### Information provided:
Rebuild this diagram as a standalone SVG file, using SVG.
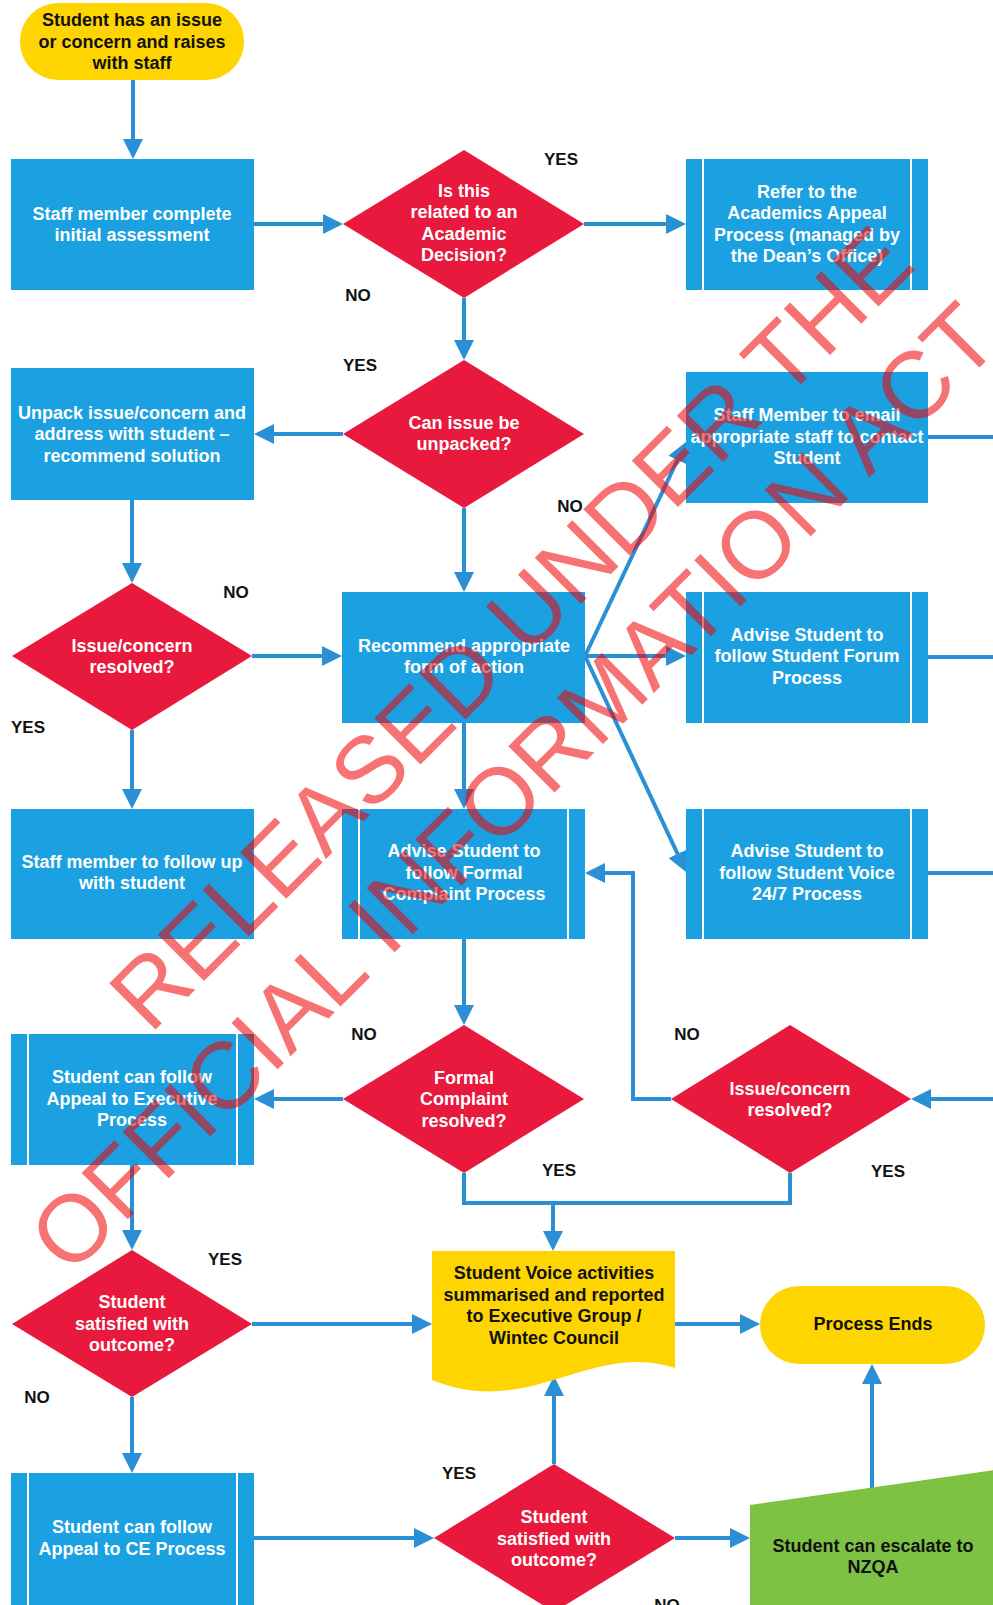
<svg xmlns="http://www.w3.org/2000/svg" width="993" height="1605" viewBox="0 0 993 1605">
  <style>
    .box { fill: #1ba1e2; }
    .dec { fill: #e8193c; }
    .term { fill: #ffd500; }
    .nz { fill: #7dc242; }
    .bar { stroke: #ffffff; stroke-width: 2; }
    .conn { fill: none; stroke: #2b8fd6; stroke-width: 4; }
    .arr { marker-end: url(#ah); }
    text { font-family: "Liberation Sans", Arial, sans-serif; font-weight: bold; text-anchor: middle; }
    .w { fill: #ffffff; font-size: 18px; }
    .k { fill: #111111; font-size: 18px; }
    .lbl { fill: #111111; font-size: 17px; }
    .wm { font-family: "Liberation Sans", Arial, sans-serif; font-weight: normal; font-size: 95px; fill: #f00000; fill-opacity: 0.55; text-anchor: start; }
  </style>
  <defs>
    <marker id="ah" viewBox="0 0 20 20" refX="10" refY="10" markerWidth="20" markerHeight="20" markerUnits="userSpaceOnUse" orient="auto">
      <path d="M0,0 L20,10 L0,20 Z" fill="#2b8fd6"/>
    </marker>
  </defs>
  <rect width="993" height="1605" fill="#ffffff"/>

  <!-- connectors -->
  <g id="connectors">
    <path class="conn arr" d="M133,80 V149"/>
    <path class="conn arr" d="M254,224 H333"/>
    <path class="conn arr" d="M584,224 H676"/>
    <path class="conn arr" d="M464,298 V350"/>
    <path class="conn arr" d="M343,434 H264"/>
    <path class="conn arr" d="M464,508 V582"/>
    <path class="conn arr" d="M132,500 V573"/>
    <path class="conn arr" d="M252,656 H332"/>
    <path class="conn arr" d="M132,730 V799"/>
    <path class="conn arr" d="M585,656 L681.7,451"/>
    <path class="conn arr" d="M585,656 H676"/>
    <path class="conn arr" d="M585,656 L681.8,862.9"/>
    <path class="conn arr" d="M464,723 V799"/>
    <path class="conn arr" d="M464,939 V1015"/>
    <path class="conn arr" d="M343,1099 H264"/>
    <path class="conn" d="M464,1173 V1203 H790 V1173"/>
    <path class="conn arr" d="M553,1203 V1241"/>
    <path class="conn arr" d="M671,1099 H633 V873 H595"/>
    <path class="conn" d="M928,437 H993"/>
    <path class="conn" d="M928,657 H993"/>
    <path class="conn" d="M928,873 H993"/>
    <path class="conn arr" d="M995,1099 H921"/>
    <path class="conn arr" d="M132,1165 V1240"/>
    <path class="conn arr" d="M252,1324 H422"/>
    <path class="conn arr" d="M132,1397 V1463"/>
    <path class="conn arr" d="M675,1324 H750"/>
    <path class="conn arr" d="M254,1538 H424"/>
    <path class="conn arr" d="M554,1464 V1386"/>
    <path class="conn arr" d="M675,1538 H740"/>
    <path class="conn arr" d="M872,1488 V1374"/>
  </g>

  <!-- start terminal -->
  <g id="start">
    <rect class="term" x="20" y="3" width="224" height="77" rx="38"/>
    <text class="k" x="132" y="26">Student has an issue</text>
    <text class="k" x="132" y="48">or concern and raises</text>
    <text class="k" x="132" y="69">with staff</text>
  </g>

  <g id="initial-assessment">
    <rect class="box" x="11" y="159" width="243" height="131"/>
    <text class="w" x="132" y="220">Staff member complete</text>
    <text class="w" x="132" y="241">initial assessment</text>
  </g>

  <g id="academic-decision">
    <polygon class="dec" points="464,150 584,224 464,298 343,224"/>
    <text class="w" x="464" y="197">Is this</text>
    <text class="w" x="464" y="218">related to an</text>
    <text class="w" x="464" y="240">Academic</text>
    <text class="w" x="464" y="261">Decision?</text>
  </g>

  <g id="academics-appeal">
    <rect class="box" x="686" y="159" width="242" height="131"/>
    <line class="bar" x1="703" y1="159" x2="703" y2="290"/>
    <line class="bar" x1="911" y1="159" x2="911" y2="290"/>
    <text class="w" x="807" y="198">Refer to the</text>
    <text class="w" x="807" y="219">Academics Appeal</text>
    <text class="w" x="807" y="241">Process (managed by</text>
    <text class="w" x="807" y="262">the Dean’s Office)</text>
  </g>

  <g id="can-unpack">
    <polygon class="dec" points="464,360 584,434 464,508 343,434"/>
    <text class="w" x="464" y="429">Can issue be</text>
    <text class="w" x="464" y="450">unpacked?</text>
  </g>

  <g id="unpack-issue">
    <rect class="box" x="11" y="368" width="243" height="132"/>
    <text class="w" x="132" y="419">Unpack issue/concern and</text>
    <text class="w" x="132" y="440">address with student –</text>
    <text class="w" x="132" y="462">recommend solution</text>
  </g>

  <g id="email-staff">
    <rect class="box" x="686" y="372" width="242" height="131"/>
    <text class="w" x="807" y="421">Staff Member to email</text>
    <text class="w" x="807" y="443">appropriate staff to contact</text>
    <text class="w" x="807" y="464">Student</text>
  </g>

  <g id="resolved-1">
    <polygon class="dec" points="132,583 252,656 132,730 12,656"/>
    <text class="w" x="132" y="652">Issue/concern</text>
    <text class="w" x="132" y="673">resolved?</text>
  </g>

  <g id="recommend-action">
    <rect class="box" x="342" y="592" width="243" height="131"/>
    <text class="w" x="464" y="652">Recommend appropriate</text>
    <text class="w" x="464" y="673">form of action</text>
  </g>

  <g id="student-forum">
    <rect class="box" x="686" y="592" width="242" height="131"/>
    <line class="bar" x1="703" y1="592" x2="703" y2="723"/>
    <line class="bar" x1="911" y1="592" x2="911" y2="723"/>
    <text class="w" x="807" y="641">Advise Student to</text>
    <text class="w" x="807" y="662">follow Student Forum</text>
    <text class="w" x="807" y="684">Process</text>
  </g>

  <g id="follow-up">
    <rect class="box" x="11" y="809" width="243" height="130"/>
    <text class="w" x="132" y="868">Staff member to follow up</text>
    <text class="w" x="132" y="889">with student</text>
  </g>

  <g id="formal-complaint">
    <rect class="box" x="342" y="809" width="243" height="130"/>
    <line class="bar" x1="359" y1="809" x2="359" y2="939"/>
    <line class="bar" x1="568" y1="809" x2="568" y2="939"/>
    <text class="w" x="464" y="857">Advise Student to</text>
    <text class="w" x="464" y="879">follow Formal</text>
    <text class="w" x="464" y="900">Complaint Process</text>
  </g>

  <g id="student-voice">
    <rect class="box" x="686" y="809" width="242" height="130"/>
    <line class="bar" x1="703" y1="809" x2="703" y2="939"/>
    <line class="bar" x1="911" y1="809" x2="911" y2="939"/>
    <text class="w" x="807" y="857">Advise Student to</text>
    <text class="w" x="807" y="879">follow Student Voice</text>
    <text class="w" x="807" y="900">24/7 Process</text>
  </g>

  <g id="complaint-resolved">
    <polygon class="dec" points="464,1025 584,1099 464,1173 343,1099"/>
    <text class="w" x="464" y="1084">Formal</text>
    <text class="w" x="464" y="1105">Complaint</text>
    <text class="w" x="464" y="1127">resolved?</text>
  </g>

  <g id="resolved-2">
    <polygon class="dec" points="790,1025 911,1099 790,1173 671,1099"/>
    <text class="w" x="790" y="1095">Issue/concern</text>
    <text class="w" x="790" y="1116">resolved?</text>
  </g>

  <g id="appeal-executive">
    <rect class="box" x="11" y="1034" width="243" height="131"/>
    <line class="bar" x1="28" y1="1034" x2="28" y2="1165"/>
    <line class="bar" x1="237" y1="1034" x2="237" y2="1165"/>
    <text class="w" x="132" y="1083">Student can follow</text>
    <text class="w" x="132" y="1105">Appeal to Executive</text>
    <text class="w" x="132" y="1126">Process</text>
  </g>

  <g id="satisfied-1">
    <polygon class="dec" points="132,1250 252,1324 132,1397 12,1324"/>
    <text class="w" x="132" y="1308">Student</text>
    <text class="w" x="132" y="1330">satisfied with</text>
    <text class="w" x="132" y="1351">outcome?</text>
  </g>

  <g id="report">
    <path class="term" d="M432,1251 H675 V1368 C590,1340 530,1420 432,1380 Z"/>
    <text class="k" x="554" y="1279">Student Voice activities</text>
    <text class="k" x="554" y="1301">summarised and reported</text>
    <text class="k" x="554" y="1322">to Executive Group /</text>
    <text class="k" x="554" y="1344">Wintec Council</text>
  </g>

  <g id="process-ends">
    <rect class="term" x="760" y="1286" width="225" height="78" rx="39"/>
    <text class="k" x="873" y="1330">Process Ends</text>
  </g>

  <g id="appeal-ce">
    <rect class="box" x="11" y="1473" width="243" height="140"/>
    <line class="bar" x1="28" y1="1473" x2="28" y2="1613"/>
    <line class="bar" x1="237" y1="1473" x2="237" y2="1613"/>
    <text class="w" x="132" y="1533">Student can follow</text>
    <text class="w" x="132" y="1555">Appeal to CE Process</text>
  </g>

  <g id="satisfied-2">
    <polygon class="dec" points="554,1464 675,1538 554,1612 434,1538"/>
    <text class="w" x="554" y="1523">Student</text>
    <text class="w" x="554" y="1545">satisfied with</text>
    <text class="w" x="554" y="1566">outcome?</text>
  </g>

  <g id="escalate-nzqa">
    <polygon class="nz" points="750,1505 995,1470 995,1610 750,1610"/>
    <text class="k" x="873" y="1552">Student can escalate to</text>
    <text class="k" x="873" y="1573">NZQA</text>
  </g>

  <!-- branch labels -->
  <g id="labels">
    <text class="lbl" x="561" y="165">YES</text>
    <text class="lbl" x="358" y="301">NO</text>
    <text class="lbl" x="360" y="371">YES</text>
    <text class="lbl" x="570" y="512">NO</text>
    <text class="lbl" x="236" y="598">NO</text>
    <text class="lbl" x="28" y="733">YES</text>
    <text class="lbl" x="364" y="1040">NO</text>
    <text class="lbl" x="559" y="1176">YES</text>
    <text class="lbl" x="687" y="1040">NO</text>
    <text class="lbl" x="888" y="1177">YES</text>
    <text class="lbl" x="225" y="1265">YES</text>
    <text class="lbl" x="37" y="1403">NO</text>
    <text class="lbl" x="459" y="1479">YES</text>
    <text class="lbl" x="667" y="1611">NO</text>
  </g>

  <!-- release stamp across the page -->
  <g id="stamp">
    <text class="wm" transform="translate(150,1035) rotate(-45)">RELEASED UNDER THE</text>
    <text class="wm" transform="translate(70,1277) rotate(-45)">OFFICIAL INFORMATION ACT</text>
  </g>
</svg>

### Exercise details:
Identify and extract each line of the listing that contains "this".

### Full output:
Rebuild this diagram as a standalone SVG file, using SVG.
    <text class="w" x="464" y="197">Is this</text>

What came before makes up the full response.